Focus on particular areas relevant to social capital:

  • Facilitating circulation of job information
  • Formation of online networks among older users
  • Creation of user profiles to help people to recognise and interact with each other in the street
  • Provide opportunities for first-hand reporting of experiences of a place and services

I’ll be at the seminar listening out for some good ideas … but feeling relaxed in the knowledge that the excellent Tim Davies will be the official social reporter. I invited RSA researcher Damani Goldstein to join us over at the Digital Engagement Network, so there will be discussion there as well as on the RSA blog. The network was set up for the National Digital Inclusion Conference, and is continuing as a place for anyone interested in these issues.
It will be interesting to compare the discussions emerging from the seminar with the vision for a Digital City developed by Marc Canter for an event in Begium today. He’s not focussing explicitly on digital inclusion, and his vision is more about the necessary mechanics than resulting relationships, but I do like the ideas for customisable citizen dashboards.
My belief is that while devices like dashboards – and the services behind them – may help build social capital, even more important is the role of the connecting people as Clay Shirky emphasised when speaking last year at the RSA:

What we end up with are small groups of people who are very similar, and there are only a handful of individuals in any given society who bridge those gaps .
If I wanted to set up a programme to address social exclusion I would not try to address the bulk of the group because most of those resources would go to waste, because most of the people that people know are other people like them.
I would fund the people who are bridging the structural – I would find the people who knows someone in in council housing and someone who is living over in Belgravia.
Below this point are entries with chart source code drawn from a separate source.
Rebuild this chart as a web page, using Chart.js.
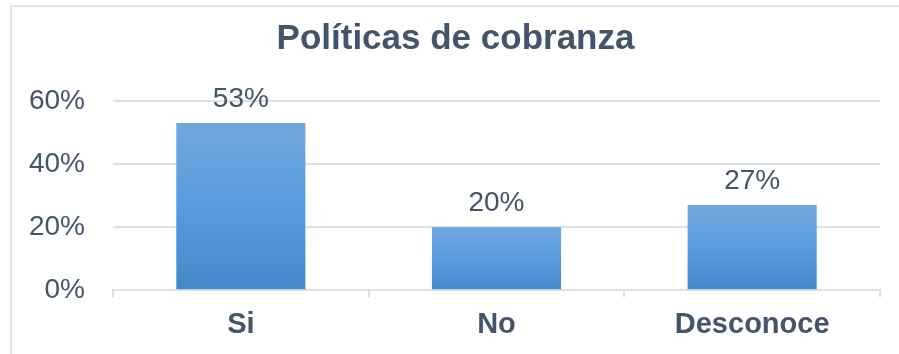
<!DOCTYPE html>
<html>
<head>
<meta charset="utf-8">
<script src="https://cdn.jsdelivr.net/npm/chart.js@4"></script>
<style>
  html, body { margin: 0; padding: 0; background: #fff; overflow: hidden; }
  .frame { position: absolute; left: 10px; top: 5px; width: 1000px; height: 1000px; border: 2px solid #e1e5ea; }
  .wrap { position: absolute; left: 0; top: 0; width: 899px; height: 354px; }
</style>
</head>
<body>
<div class="frame"></div>
<div class="wrap"><canvas id="chart" width="899" height="354"></canvas></div>
<script>
const categories = ['Si', 'No', 'Desconoce'];
const values = [53, 20, 27];
const yTicks = [0, 20, 40, 60];

const textColor = '#44546A';
const gridColor = '#dde1e7';
const fontFamily = '"Liberation Sans", Arial, sans-serif';

// per-bar vertical gradient, lighter at the top
function barFill(context) {
    const chart = context.chart;
    if (!chart.chartArea) return '#559ade';
    const y = chart.scales.y;
    const top = y.getPixelForValue(context.raw);
    const base = y.getPixelForValue(0);
    const g = chart.ctx.createLinearGradient(0, top, 0, base);
    g.addColorStop(0, '#73a7dc');
    g.addColorStop(0.5, '#579ce0');
    g.addColorStop(1, '#4588c8');
    return g;
}

const value_labels = {
    id: 'value_labels',
    afterLayout(chart) {
        // title sits a bit right of the canvas centre
        if (chart.titleBlock) chart.titleBlock.left = 31;
    },
    afterDatasetsDraw(chart) {
        const { ctx } = chart;
        const meta = chart.getDatasetMeta(0);
        ctx.save();
        ctx.font = '28px ' + fontFamily;
        ctx.fillStyle = textColor;
        ctx.textAlign = 'center';
        ctx.textBaseline = 'alphabetic';
        meta.data.forEach((bar, i) => {
            ctx.fillText(values[i] + '%', bar.x, bar.y - 16);
        });
        ctx.restore();
    },
};

const ctx = document.getElementById('chart').getContext('2d');

new Chart(ctx, {
    type: 'bar',
    data: {
        labels: categories,
        datasets: [{
            data: values,
            backgroundColor: barFill,
            borderWidth: 0,
            categoryPercentage: 1,
            barPercentage: 0.505,
        }],
    },
    options: {
        responsive: false,
        animation: false,
        layout: { padding: { left: 0, right: 19, top: 0, bottom: 2 } },
        plugins: {
            legend: { display: false },
            tooltip: { enabled: false },
            title: {
                display: true,
                text: 'Políticas de cobranza',
                color: textColor,
                font: { family: fontFamily, size: 35, weight: 'bold' },
                padding: { top: 18, bottom: 41 },
            },
        },
        scales: {
            x: {
                grid: {
                    display: true,
                    drawOnChartArea: false,
                    drawTicks: true,
                    tickLength: 7,
                    color: gridColor,
                    lineWidth: 2,
                },
                border: { display: true, color: gridColor, width: 2 },
                ticks: {
                    color: textColor,
                    padding: 10,
                    font: { family: fontFamily, size: 29, weight: 'bold' },
                },
            },
            y: {
                min: 0,
                max: 60,
                afterFit(scale) { scale.width = 113; },
                afterBuildTicks(scale) { scale.ticks = yTicks.map(v => ({ value: v })); },
                grid: { color: gridColor, lineWidth: 2, drawTicks: false },
                border: { display: false },
                ticks: {
                    color: textColor,
                    padding: 28,
                    font: { family: fontFamily, size: 28 },
                    callback: v => v + '%',
                },
            },
        },
    },
    plugins: [value_labels],
});
</script>
</body>
</html>
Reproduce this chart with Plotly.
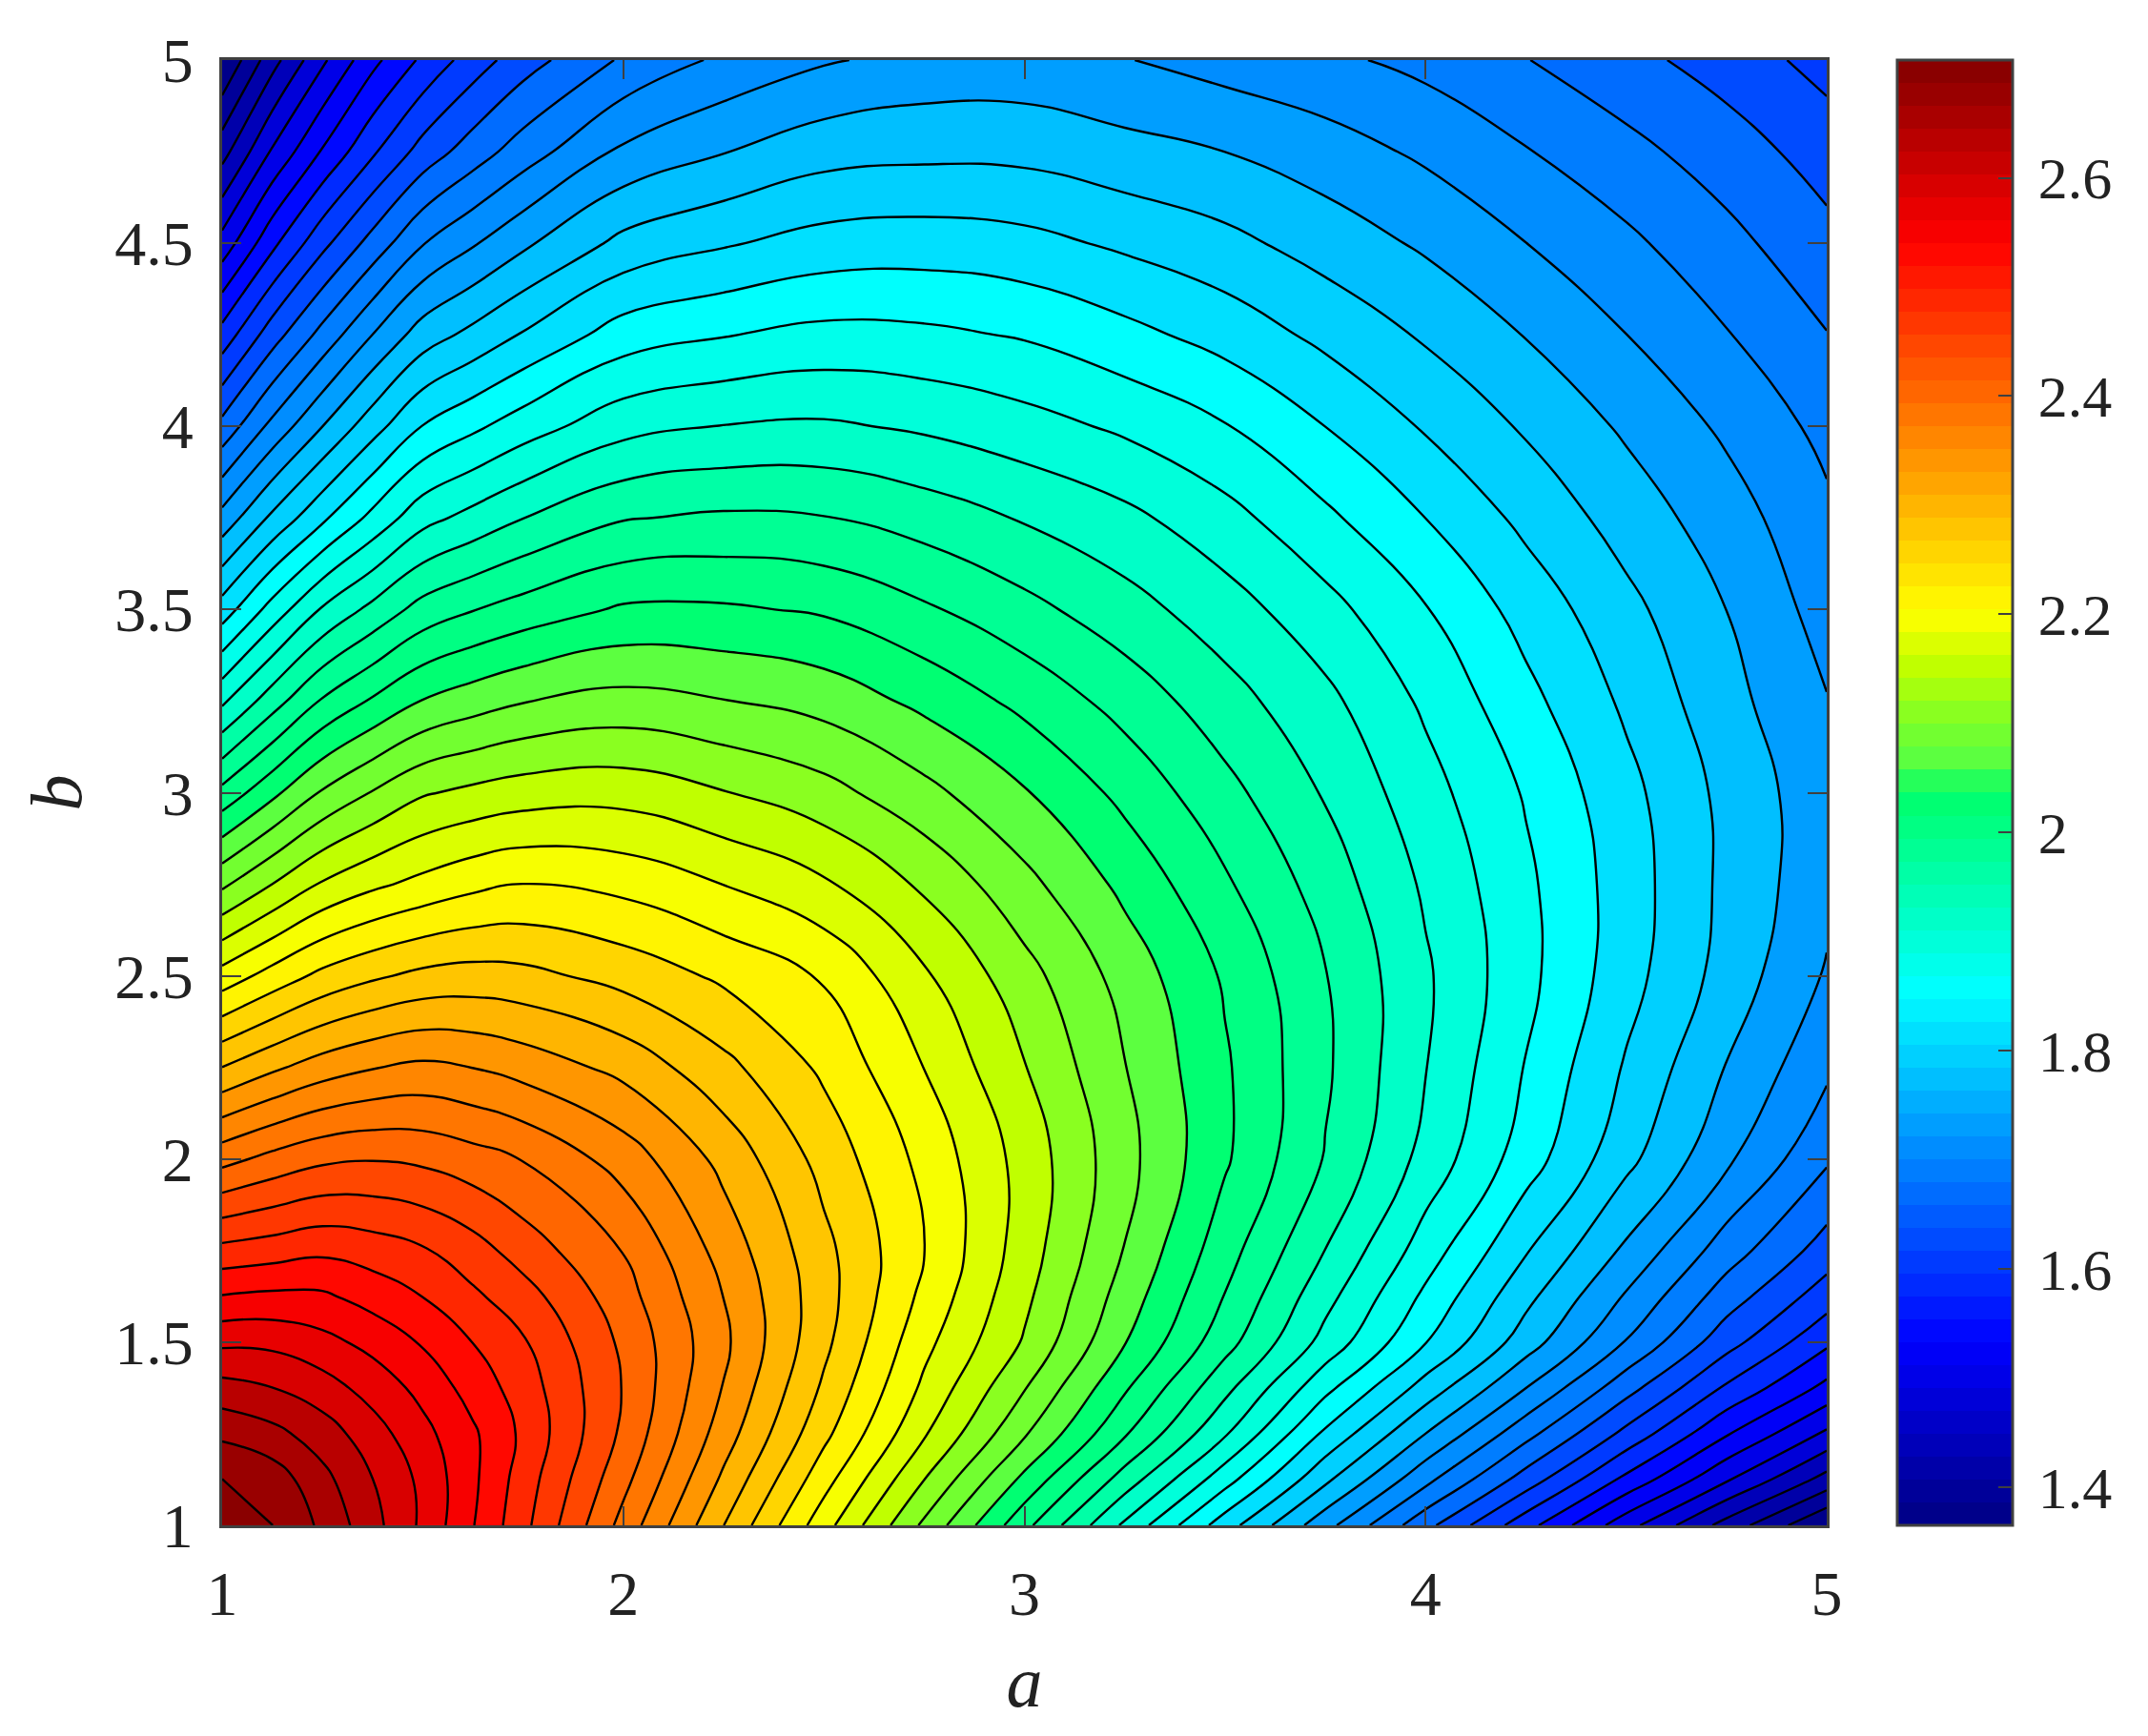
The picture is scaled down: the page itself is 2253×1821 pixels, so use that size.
import numpy as np
import plotly.graph_objects as go

a_values = [1, 1.125, 1.25, 1.375, 1.5, 1.625, 1.75, 2, 2.25, 2.5, 2.75, 3, 3.25, 3.5, 3.75, 4, 4.25, 4.5, 4.75, 5]
b_values = [1, 1.125, 1.25, 1.375, 1.5, 1.625, 1.75, 2, 2.25, 2.5, 2.75, 3, 3.25, 3.5, 3.75, 4, 4.25, 4.5, 4.75, 5]

# The surface is symmetric in a and b; each row starts on the diagonal (b = a) and runs up to b = 5.
z_a1000 = [2.708, 2.682, 2.650, 2.612, 2.571, 2.525, 2.479, 2.383, 2.287, 2.192, 2.097, 2.005, 1.913, 1.825, 1.743, 1.663, 1.586, 1.507, 1.434, 1.365]
z_a1125 = [2.670, 2.637, 2.603, 2.570, 2.529, 2.485, 2.400, 2.308, 2.218, 2.129, 2.043, 1.959, 1.876, 1.792, 1.715, 1.643, 1.569, 1.500, 1.434]
z_a1250 = [2.616, 2.588, 2.558, 2.528, 2.492, 2.413, 2.326, 2.241, 2.158, 2.079, 2.000, 1.921, 1.834, 1.760, 1.690, 1.621, 1.552, 1.492]
z_a1375 = [2.566, 2.542, 2.513, 2.485, 2.417, 2.338, 2.256, 2.176, 2.104, 2.027, 1.952, 1.873, 1.802, 1.734, 1.665, 1.598, 1.542]
z_a1500 = [2.521, 2.497, 2.474, 2.413, 2.345, 2.267, 2.189, 2.126, 2.051, 1.981, 1.909, 1.840, 1.773, 1.706, 1.639, 1.581]
z_a1625 = [2.476, 2.456, 2.403, 2.339, 2.271, 2.201, 2.135, 2.064, 1.996, 1.927, 1.860, 1.794, 1.731, 1.668, 1.615]
z_a1750 = [2.433, 2.391, 2.329, 2.268, 2.208, 2.142, 2.075, 2.008, 1.944, 1.879, 1.815, 1.755, 1.694, 1.643]
z_a2000 = [2.354, 2.305, 2.251, 2.200, 2.145, 2.085, 2.027, 1.969, 1.909, 1.852, 1.794, 1.739, 1.685]
z_a2250 = [2.268, 2.229, 2.181, 2.130, 2.077, 2.027, 1.975, 1.919, 1.864, 1.810, 1.759, 1.713]
z_a2500 = [2.205, 2.159, 2.112, 2.066, 2.020, 1.972, 1.922, 1.873, 1.823, 1.776, 1.731]
z_a2750 = [2.124, 2.084, 2.043, 2.001, 1.959, 1.914, 1.871, 1.826, 1.780, 1.742]
z_a3000 = [2.052, 2.016, 1.979, 1.942, 1.902, 1.863, 1.821, 1.779, 1.743]
z_a3250 = [1.987, 1.955, 1.925, 1.887, 1.847, 1.808, 1.769, 1.735]
z_a3500 = [1.930, 1.901, 1.867, 1.829, 1.794, 1.760, 1.723]
z_a3750 = [1.871, 1.839, 1.806, 1.775, 1.746, 1.713]
z_a4000 = [1.810, 1.783, 1.756, 1.729, 1.700]
z_a4250 = [1.759, 1.734, 1.709, 1.682]
z_a4500 = [1.713, 1.689, 1.663]
z_a4750 = [1.668, 1.643]
z_a5000 = [1.619]

z_min = 1.365
z_max = 2.708
level_step = 0.02633
level_count = 50
x_ticks = [1, 2, 3, 4, 5]
y_ticks = [1, 1.5, 2, 2.5, 3, 3.5, 4, 4.5, 5]
y_tick_text = ["1", "1.5", "2", "2.5", "3", "3.5", "4", "4.5", "5"]
bar_ticks = [1.4, 1.6, 1.8, 2, 2.2, 2.4, 2.6]
bar_tick_text = ["1.4", "1.6", "1.8", "2", "2.2", "2.4", "2.6"]

upper = [z_a1000, z_a1125, z_a1250, z_a1375, z_a1500, z_a1625, z_a1750, z_a2000, z_a2250, z_a2500,
         z_a2750, z_a3000, z_a3250, z_a3500, z_a3750, z_a4000, z_a4250, z_a4500, z_a4750, z_a5000]
n = len(a_values)
grid = np.zeros((n, n))
for i, row in enumerate(upper):
    for j, v in enumerate(row):
        grid[i, i + j] = v
        grid[i + j, i] = v
z = grid.T.tolist()

# colour map as it appears on the reference's colour bar: 64 flat steps
stops = [
    (0.000, (0, 0, 130)), (0.125, (0, 0, 255)), (0.365, (0, 255, 255)),
    (0.500, (0, 255, 105)), (0.518, (85, 255, 70)), (0.547, (125, 255, 40)),
    (0.585, (190, 255, 0)), (0.622, (255, 255, 0)), (0.875, (255, 0, 0)), (1.000, (130, 0, 0)),
]
pos = [s[0] for s in stops]
chan = [[s[1][c] for s in stops] for c in range(3)]
stepped = []
for i in range(64):
    t = (i + 0.5) / 64
    c = [int(round(np.interp(t, pos, chan[k]))) for k in range(3)]
    col = f"rgb({c[0]},{c[1]},{c[2]})"
    stepped.append([i / 64, col])
    stepped.append([(i + 1) / 64, col])

FONT = "Liberation Serif"
TXT = "#222222"
AX = "#404040"

fig = go.Figure()
fig.add_trace(go.Heatmap(
    x=a_values, y=b_values, z=z, zmin=z_min, zmax=z_max, colorscale=stepped, zsmooth=False,
    colorbar=dict(
        x=1.044, xanchor="left", y=0.5, yanchor="middle", len=1.0, lenmode="fraction",
        thickness=121, thicknessmode="pixels", outlinecolor=AX, outlinewidth=3,
        ticks="inside", ticklen=16, tickwidth=2, tickcolor=AX,
        tickvals=bar_ticks, ticktext=["\u2009" + t for t in bar_tick_text],
        tickfont=dict(family=FONT, size=62, color=TXT), xpad=0, ypad=0,
    ),
    hoverinfo="skip",
))
fig.add_trace(go.Contour(
    x=a_values, y=b_values, z=z, zmin=z_min, zmax=z_max, colorscale=stepped, showscale=False,
    autocontour=False,
    contours=dict(start=z_max - level_count * level_step, end=z_max - level_step,
                  size=level_step, coloring="fill", showlines=True),
    line=dict(color="#000000", width=2.4, smoothing=1.3),
))
fig.update_layout(
    width=2253, height=1821, autosize=False, paper_bgcolor="white", plot_bgcolor="white",
    margin=dict(l=233, r=337, t=63, b=221), showlegend=False,
    font=dict(family=FONT, color=TXT),
    xaxis=dict(range=[1, 5], tickvals=x_ticks, ticktext=[str(t) for t in x_ticks],
               ticks="inside", ticklen=20, tickwidth=2, tickcolor=AX, showgrid=False, zeroline=False,
               showline=True, linecolor=AX, linewidth=3, mirror="ticks", ticklabelstandoff=12,
               tickfont=dict(family=FONT, size=66, color=TXT),
               title=dict(text="<i>a</i>", font=dict(family=FONT, size=76, color=TXT), standoff=30)),
    yaxis=dict(range=[1, 5], tickvals=y_ticks, ticktext=y_tick_text,
               ticks="inside", ticklen=20, tickwidth=2, tickcolor=AX, showgrid=False, zeroline=False,
               showline=True, linecolor=AX, linewidth=3, mirror="ticks", ticklabelstandoff=14,
               tickfont=dict(family=FONT, size=66, color=TXT),
               title=dict(text="<i>b</i>", font=dict(family=FONT, size=76, color=TXT), standoff=10)),
)
fig.write_html("out.html", config={"displayModeBar": False},
               post_script="document.body.style.margin='0';")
I wouldn’t fund the people in Belgravia or the people in council housing to just get together and talk to one other. I would find the people who are naturally bridging that gap somehow. I would give them the tools specifically designed for the connection or social bridging function that’s different from just what that everyday user might have.
What we found in every social system we looked at is that the imbalance of participation means that a few people are responsible for most of the social systemic connectivity, and concentrating on those people, on the outliers rather than on the average actually can improve the system as a whole
I think you could move more information, awareness, empathy, sympathy or what have you across those otherwise relatively unbridged gaps by funding the natural bridgers and strengthening them rather than trying to build new ones from scratch.

Clare White makes a similar point about intermediaries when sharing a couple of insightful presentations that she has developed on digital inclusion.

I hope we will also hear more tomorrow from seminar chair Matthew Taylor, RSA chief executive, about his broader ideas on Can the RSA help close the digital divide?